## Task to carry out
Your job is to retype all of the data word for word, leaving every image out.
--- Start of Data provided ---
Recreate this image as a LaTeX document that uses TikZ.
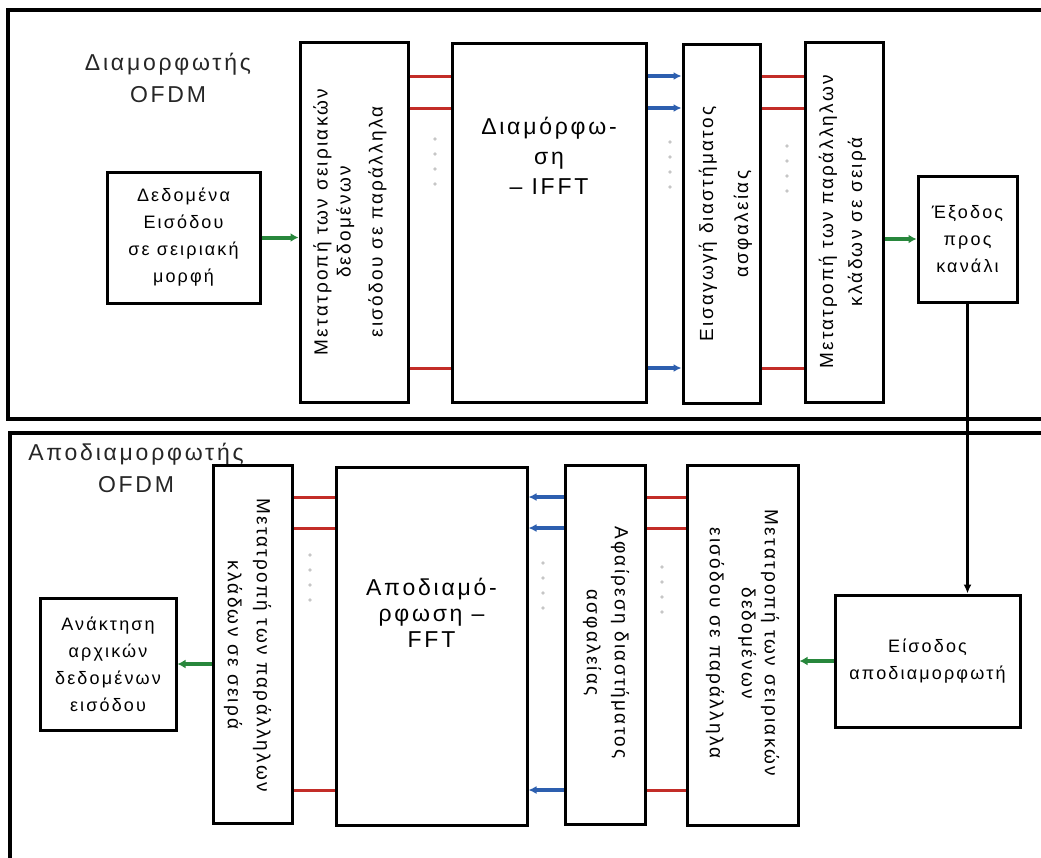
\documentclass[tikz,border=0pt]{standalone}
\usepackage{fontspec}
\setmainfont{Liberation Sans}[LetterSpace=12]
\definecolor{ofdmred}{RGB}{195,45,40}
\definecolor{ofdmblue}{RGB}{45,95,175}
\definecolor{ofdmgreen}{RGB}{40,135,60}
\usetikzlibrary{arrows.meta,positioning,calc}

\begin{document}
\begin{tikzpicture}[x=1pt,y=-1pt,
  box/.style={draw,line width=3pt,inner sep=0pt},
  txt/.style={font=\fontsize{18}{27}\selectfont,align=center},
  vtxt/.style={font=\fontsize{19}{23}\selectfont,align=center,inner sep=0pt},
  bigtxt/.style={font=\fontsize{23}{30}\selectfont,align=center,inner sep=0pt},
  lbl/.style={font=\fontsize{23}{32}\selectfont,align=center,black!85},
  redline/.style={ofdmred,line width=3pt},
  bluearrow/.style={ofdmblue,line width=3.5pt,-{Latex[length=8pt,width=8pt]}},
  greenarrow/.style={ofdmgreen,line width=4pt,-{Latex[length=8pt,width=9pt]}}]
  \useasboundingbox (0,0) rectangle (1041,857);
  \clip (0,0) rectangle (1041,857);
  \draw[line width=3.5pt] (8,10) rectangle (1060,419);
  \draw[line width=3.5pt] (10,433) rectangle (1060,880);

  \node[lbl] (modlbl) at (168,78) {Διαμορφωτής\\OFDM};
  \node[box,txt,minimum width=153pt,minimum height=131pt] (in) at (183.5,237.5) {Δεδομένα\\Εισόδου\\σε σειριακή\\μορφή};
  \node[box,minimum width=108pt,minimum height=360pt] (sp1) at (354,222) {};
  \node[box,minimum width=194pt,minimum height=359pt] (ifft) at (549,222.5) {};
  \node[box,minimum width=77pt,minimum height=359pt] (gi) at (721.5,224) {};
  \node[box,minimum width=78pt,minimum height=360pt] (ps1) at (844,222) {};
  \node[box,txt,minimum width=99pt,minimum height=126pt] (out) at (967.5,239) {Έξοδος\\προς\\κανάλι};
  \node[vtxt,rotate=90] (sp1t) at ($(sp1)+(-4,0)$) {Μετατροπή των σειριακών\\δεδομένων\\[9pt]εισόδου σε παράλληλα};
  \node[bigtxt,anchor=north] (ifftt) at ($(ifft.north)+(0,75)$) {Διαμόρφω-\\ση\\– IFFT};
  \node[vtxt,rotate=90] (git) at ($(gi)+(4,0)$) {Εισαγωγή διαστήματος\\[12pt]ασφαλείας};
  \node[vtxt,rotate=90] (ps1t) at ($(ps1)+(-1.5,0)$) {Μετατροπή των παράλληλων\\[6pt]κλάδων σε σειρά};

  \node[lbl] (demlbl) at (136,468) {Αποδιαμορφωτής\\OFDM};
  \node[box,txt,minimum width=136pt,minimum height=132pt] (rec) at (108,664) {Ανάκτηση\\αρχικών\\δεδομένων\\εισόδου};
  \node[box,minimum width=79pt,minimum height=358pt] (ps2) at (252.5,644) {};
  \node[box,minimum width=191pt,minimum height=358pt] (fft) at (431.5,646) {};
  \node[box,minimum width=80pt,minimum height=359pt] (gr) at (605,644.5) {};
  \node[box,minimum width=111pt,minimum height=360pt] (sp2) at (742.5,645) {};
  \node[box,txt,minimum width=185pt,minimum height=132pt] (din) at (927.5,661) {Είσοδος\\αποδιαμορφωτή};
  \node[vtxt,rotate=-90] (ps2t) at ($(ps2)+(-5,1)$) {Μετατροπή των παράλληλων\\[6pt]κλάδων σε σειρά};
  \node[bigtxt,anchor=north,font=\fontsize{23}{26}\selectfont] (fftt) at ($(fft.north)+(0,112)$) {Αποδιαμό-\\ρφωση –\\FFT};
  \node[vtxt,rotate=-90] (grt) at ($(gr)+(1,-2)$) {Αφαίρεση διαστήματος\\[5pt]ασφαλείας};
  \node[vtxt,rotate=-90] (sp2t) at ($(sp2)+(0,-2)$) {Μετατροπή των σειριακών\\δεδομένων\\[9pt]εισόδου σε παράλληλα};

  \draw[greenarrow] (in.east) -- (in.east -| sp1.west);
  \foreach \y in {76,108,368} {
    \draw[redline] (sp1.east |- 0,\y) -- (ifft.west |- 0,\y);
    \draw[bluearrow] (ifft.east |- 0,\y) -- (gi.west |- 0,\y);
    \draw[redline] (gi.east |- 0,\y) -- (ps1.west |- 0,\y);
  }
  \draw[greenarrow] (ps1.east |- out.west) -- (out.west);
  \draw[line width=3pt,-{Latex[length=9pt,width=8pt]}] (out.south) -- (out.south |- din.north);
  \draw[greenarrow] (din.west) -- (din.west -| sp2.east);
  \foreach \y in {497,528,790} {
    \draw[redline] (gr.east |- 0,\y) -- (sp2.west |- 0,\y);
    \draw[bluearrow] (gr.west |- 0,\y) -- (fft.east |- 0,\y);
    \draw[redline] (ps2.east |- 0,\y) -- (fft.west |- 0,\y);
  }
  \draw[greenarrow] (ps2.west |- rec.east) -- (rec.east);

  \foreach \x/\y in {435/139,670/142,787/146,310/555,543/563,662/567}
    \foreach \k in {0,...,3}
      \fill[gray!45] (\x,\y+\k*15) circle (1.8pt);
\end{tikzpicture}
\end{document}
--- End of Data provided ---
## Finished task
Recreate this image as a LaTeX document that uses TikZ.
\documentclass[tikz,border=0pt]{standalone}
\usepackage{fontspec}
\setmainfont{Liberation Sans}[LetterSpace=12]
\definecolor{ofdmred}{RGB}{195,45,40}
\definecolor{ofdmblue}{RGB}{45,95,175}
\definecolor{ofdmgreen}{RGB}{40,135,60}
\usetikzlibrary{arrows.meta,positioning,calc}

\begin{document}
\begin{tikzpicture}[x=1pt,y=-1pt,
  box/.style={draw,line width=3pt,inner sep=0pt},
  txt/.style={font=\fontsize{18}{27}\selectfont,align=center},
  vtxt/.style={font=\fontsize{19}{23}\selectfont,align=center,inner sep=0pt},
  bigtxt/.style={font=\fontsize{23}{30}\selectfont,align=center,inner sep=0pt},
  lbl/.style={font=\fontsize{23}{32}\selectfont,align=center,black!85},
  redline/.style={ofdmred,line width=3pt},
  bluearrow/.style={ofdmblue,line width=3.5pt,-{Latex[length=8pt,width=8pt]}},
  greenarrow/.style={ofdmgreen,line width=4pt,-{Latex[length=8pt,width=9pt]}}]
  \useasboundingbox (0,0) rectangle (1041,857);
  \clip (0,0) rectangle (1041,857);
  \draw[line width=3.5pt] (8,10) rectangle (1060,419);
  \draw[line width=3.5pt] (10,433) rectangle (1060,880);

  \node[lbl] (modlbl) at (168,78) {Διαμορφωτής\\OFDM};
  \node[box,txt,minimum width=153pt,minimum height=131pt] (in) at (183.5,237.5) {Δεδομένα\\Εισόδου\\σε σειριακή\\μορφή};
  \node[box,minimum width=108pt,minimum height=360pt] (sp1) at (354,222) {};
  \node[box,minimum width=194pt,minimum height=359pt] (ifft) at (549,222.5) {};
  \node[box,minimum width=77pt,minimum height=359pt] (gi) at (721.5,224) {};
  \node[box,minimum width=78pt,minimum height=360pt] (ps1) at (844,222) {};
  \node[box,txt,minimum width=99pt,minimum height=126pt] (out) at (967.5,239) {Έξοδος\\προς\\κανάλι};
  \node[vtxt,rotate=90] (sp1t) at ($(sp1)+(-4,0)$) {Μετατροπή των σειριακών\\δεδομένων\\[9pt]εισόδου σε παράλληλα};
  \node[bigtxt,anchor=north] (ifftt) at ($(ifft.north)+(0,75)$) {Διαμόρφω-\\ση\\– IFFT};
  \node[vtxt,rotate=90] (git) at ($(gi)+(4,0)$) {Εισαγωγή διαστήματος\\[12pt]ασφαλείας};
  \node[vtxt,rotate=90] (ps1t) at ($(ps1)+(-1.5,0)$) {Μετατροπή των παράλληλων\\[6pt]κλάδων σε σειρά};

  \node[lbl] (demlbl) at (136,468) {Αποδιαμορφωτής\\OFDM};
  \node[box,txt,minimum width=136pt,minimum height=132pt] (rec) at (108,664) {Ανάκτηση\\αρχικών\\δεδομένων\\εισόδου};
  \node[box,minimum width=79pt,minimum height=358pt] (ps2) at (252.5,644) {};
  \node[box,minimum width=191pt,minimum height=358pt] (fft) at (431.5,646) {};
  \node[box,minimum width=80pt,minimum height=359pt] (gr) at (605,644.5) {};
  \node[box,minimum width=111pt,minimum height=360pt] (sp2) at (742.5,645) {};
  \node[box,txt,minimum width=185pt,minimum height=132pt] (din) at (927.5,661) {Είσοδος\\αποδιαμορφωτή};
  \node[vtxt,rotate=-90] (ps2t) at ($(ps2)+(-5,1)$) {Μετατροπή των παράλληλων\\[6pt]κλάδων σε σειρά};
  \node[bigtxt,anchor=north,font=\fontsize{23}{26}\selectfont] (fftt) at ($(fft.north)+(0,112)$) {Αποδιαμό-\\ρφωση –\\FFT};
  \node[vtxt,rotate=-90] (grt) at ($(gr)+(1,-2)$) {Αφαίρεση διαστήματος\\[5pt]ασφαλείας};
  \node[vtxt,rotate=-90] (sp2t) at ($(sp2)+(0,-2)$) {Μετατροπή των σειριακών\\δεδομένων\\[9pt]εισόδου σε παράλληλα};

  \draw[greenarrow] (in.east) -- (in.east -| sp1.west);
  \foreach \y in {76,108,368} {
    \draw[redline] (sp1.east |- 0,\y) -- (ifft.west |- 0,\y);
    \draw[bluearrow] (ifft.east |- 0,\y) -- (gi.west |- 0,\y);
    \draw[redline] (gi.east |- 0,\y) -- (ps1.west |- 0,\y);
  }
  \draw[greenarrow] (ps1.east |- out.west) -- (out.west);
  \draw[line width=3pt,-{Latex[length=9pt,width=8pt]}] (out.south) -- (out.south |- din.north);
  \draw[greenarrow] (din.west) -- (din.west -| sp2.east);
  \foreach \y in {497,528,790} {
    \draw[redline] (gr.east |- 0,\y) -- (sp2.west |- 0,\y);
    \draw[bluearrow] (gr.west |- 0,\y) -- (fft.east |- 0,\y);
    \draw[redline] (ps2.east |- 0,\y) -- (fft.west |- 0,\y);
  }
  \draw[greenarrow] (ps2.west |- rec.east) -- (rec.east);

  \foreach \x/\y in {435/139,670/142,787/146,310/555,543/563,662/567}
    \foreach \k in {0,...,3}
      \fill[gray!45] (\x,\y+\k*15) circle (1.8pt);
\end{tikzpicture}
\end{document}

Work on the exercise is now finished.